More than 40 Egyptian and international organisations -- including Amnesty International, Human Rights Watch and the Tahrir Institute for Middle East Policy -- condemned Zaki's sentence, which they said followed "a trial rife with due process violations".

Rights defenders have said Zaki was beaten and electrocuted during his detention.

Thousands in Italy signed petitions calling for Zaki's release, and the country's senate voted in 2021 to grant him Italian citizenship.

National dialogue coordinator Diaa Rashwan -- who also runs the State Information Service -- said on Tuesday the dialogue's board of trustees had appealed to Sisi for Zaki's "immediate release".
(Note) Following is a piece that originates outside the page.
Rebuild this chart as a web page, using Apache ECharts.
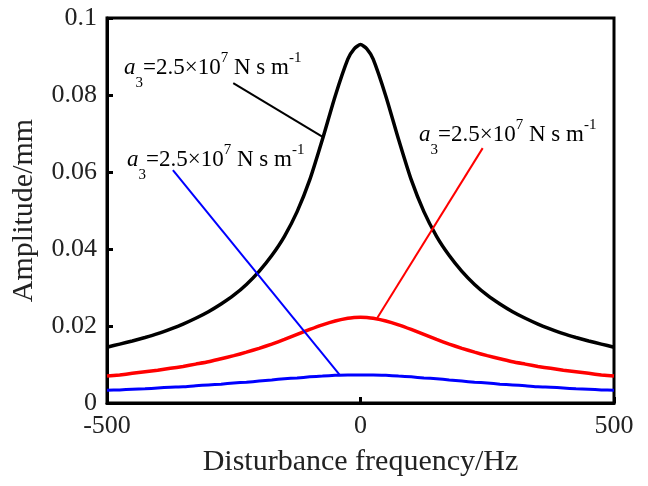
<!DOCTYPE html>
<html>
<head>
<meta charset="utf-8">
<script src="https://cdn.jsdelivr.net/npm/echarts@6/dist/echarts.min.js"></script>
<style>
html, body { margin: 0; padding: 0; background: #fff; }
#chart { width: 648px; height: 486px; }
</style>
</head>
<body>
<div id="chart"></div>
<script>
var freq = [-500, -475, -450, -425, -400, -375, -350, -325, -300, -275, -250, -225, -200, -175, -150, -125, -100, -75, -50, -25, -12.5,
	0, 12.5, 25, 50, 75, 100, 125, 150, 175, 200, 225, 250, 275, 300, 325, 350, 375, 400, 425, 450, 475, 500];
var blackAmp = [0.0145, 0.0153, 0.0161, 0.0170, 0.0180, 0.0192, 0.0205, 0.0220, 0.0237, 0.0257, 0.0280, 0.0308, 0.0342, 0.0383, 0.0433, 0.0497, 0.0580, 0.0685, 0.0797, 0.0893, 0.0920,
	0.0931, 0.0920, 0.0893, 0.0797, 0.0685, 0.0580, 0.0497, 0.0433, 0.0383, 0.0342, 0.0308, 0.0280, 0.0257, 0.0237, 0.0220, 0.0205, 0.0192, 0.0180, 0.0170, 0.0161, 0.0153, 0.0145];
var redAmp = [0.0070, 0.0073, 0.0077, 0.0081, 0.0085, 0.0090, 0.0095, 0.0101, 0.0107, 0.0115, 0.0123, 0.0132, 0.0142, 0.0153, 0.0165, 0.0178, 0.0191, 0.0203, 0.0213, 0.0220, 0.0222,
	0.0223, 0.0222, 0.0220, 0.0213, 0.0203, 0.0191, 0.0178, 0.0165, 0.0153, 0.0142, 0.0132, 0.0123, 0.0115, 0.0107, 0.0101, 0.0095, 0.0090, 0.0085, 0.0081, 0.0077, 0.0073, 0.0070];
var blueAmp = [0.0033, 0.0034, 0.0036, 0.0037, 0.0039, 0.0041, 0.0042, 0.0045, 0.0047, 0.0049, 0.0052, 0.0054, 0.0057, 0.0060, 0.0063, 0.0065, 0.0068, 0.0070, 0.0072, 0.0073, 0.0073,
	0.0073, 0.0073, 0.0073, 0.0072, 0.0070, 0.0068, 0.0065, 0.0063, 0.0060, 0.0057, 0.0054, 0.0052, 0.0049, 0.0047, 0.0045, 0.0042, 0.0041, 0.0039, 0.0037, 0.0036, 0.0034, 0.0033];
// leader lines for the labels: [start, end] in data units
var blackLeader = [[-251, 0.0831], [-73, 0.0690]];
var redLeader = [[241, 0.0662], [33, 0.0221]];
var blueLeader = [[-370, 0.0605], [-41, 0.0073]];
var xTicks = [-500, 500, 500];   // min, max, interval
var yTicks = [0, 0.1, 0.02];

var serif = "'Liberation Serif', 'Times New Roman', serif";

function pairs(ys) {
	return freq.map(function(f, i) { return [f, ys[i]]; });
}

function leader(pts) {
	return {
		silent: true,
		symbol: 'none',
		animation: false,
		label: { show: false },
		lineStyle: { type: 'solid', width: 2 },
		data: [[{ coord: pts[0] }, { coord: pts[1] }]]
	};
}

function curve(name, color, width, ys, pts) {
	return {
		name: name,
		type: 'line',
		data: pairs(ys),
		smooth: 0.2,
		showSymbol: false,
		symbol: 'none',
		animation: false,
		lineStyle: { color: color, width: width },
		itemStyle: { color: color },
		markLine: leader(pts),
		z: 3
	};
}

var labelRich = {
	a: { fontFamily: serif, fontSize: 23, fontStyle: 'italic', lineHeight: 23, verticalAlign: 'top', padding: [8, 0, 0, 0], color: '#000' },
	n: { fontFamily: serif, fontSize: 23, lineHeight: 23, verticalAlign: 'top', padding: [8, 0, 0, 0], color: '#000' },
	sub: { fontFamily: serif, fontSize: 15, lineHeight: 15, verticalAlign: 'top', padding: [28, 0, 0, 0], color: '#000' },
	sup: { fontFamily: serif, fontSize: 15, lineHeight: 15, verticalAlign: 'top', padding: [3, 0, 0, 0], color: '#000' }
};
var labelText = '{a|a}{sub|3}{n|=2.5×10}{sup|7}{n| N s m}{sup|-1}';

function note(x, y) {
	return {
		type: 'text',
		left: x,
		top: y,
		silent: true,
		style: { text: labelText, rich: labelRich }
	};
}

var myChart = echarts.init(document.getElementById('chart'));
var option = {
	backgroundColor: '#fff',
	animation: false,
	grid: {
		left: 107,
		right: 34,
		top: 18,
		bottom: 83,
		show: true,
		borderColor: '#000',
		borderWidth: 3
	},
	xAxis: {
		type: 'value',
		min: xTicks[0],
		max: xTicks[1],
		interval: xTicks[2],
		name: 'Disturbance frequency/Hz',
		nameLocation: 'middle',
		nameGap: 44,
		nameTextStyle: { fontFamily: serif, fontSize: 30, color: '#222' },
		axisLine: { onZero: false, lineStyle: { color: '#000', width: 3 } },
		axisTick: { inside: true, length: 6, lineStyle: { color: '#000', width: 3 } },
		axisLabel: { fontFamily: serif, fontSize: 26, color: '#222', margin: 10 },
		splitLine: { show: false }
	},
	yAxis: {
		type: 'value',
		min: yTicks[0],
		max: yTicks[1],
		interval: yTicks[2],
		name: 'Amplitude/mm',
		nameLocation: 'middle',
		nameGap: 68,
		nameTextStyle: { fontFamily: serif, fontSize: 30, color: '#222' },
		axisLine: { onZero: false, lineStyle: { color: '#000', width: 3 } },
		axisTick: { inside: true, length: 6, lineStyle: { color: '#000', width: 3 } },
		axisLabel: { fontFamily: serif, fontSize: 26, color: '#222', margin: 10 },
		splitLine: { show: false }
	},
	series: [
		curve('black', '#000000', 3.5, blackAmp, blackLeader),
		curve('red', '#ff0000', 3.5, redAmp, redLeader),
		curve('blue', '#0000ff', 3, blueAmp, blueLeader)
	],
	graphic: [
		note(124, 48),
		note(419, 115),
		note(127, 140)
	]
};
myChart.setOption(option);
</script>
</body>
</html>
Rashwan said a presidential pardon would "add new confirmation of the president's continued commitment" to "a positive climate for the national dialogue's success".

Rashwan had earlier asked that Baqer, 42, be pardoned. The lawyer is serving a four-year jail term, also for "spreading false news".

He was arrested in 2019 while attending an interrogation of his client, Abdel Fattah, a British-Egyptian dissident currently behind bars.

"Baqer will get out tomorrow, his birthday. I wish the same for all" other detainees, his wife Neamatallah Hisham wrote Wednesday evening on Facebook.

Al-Ahram reported that other prisoners also received pardons, but did not name them.

Washington has repeatedly criticised the human rights record of Egypt, a key ally of the United States and one of its top military aid recipients.

Though voices within the US Congress had called for broader aid cuts to Egypt over its rights record, the administration of President Joe Biden withheld only $130 million in 2021.

In January, US Secretary of State Antony Blinken called on Sisi to "free all political prisoners" while welcoming the "important strides" the country had made.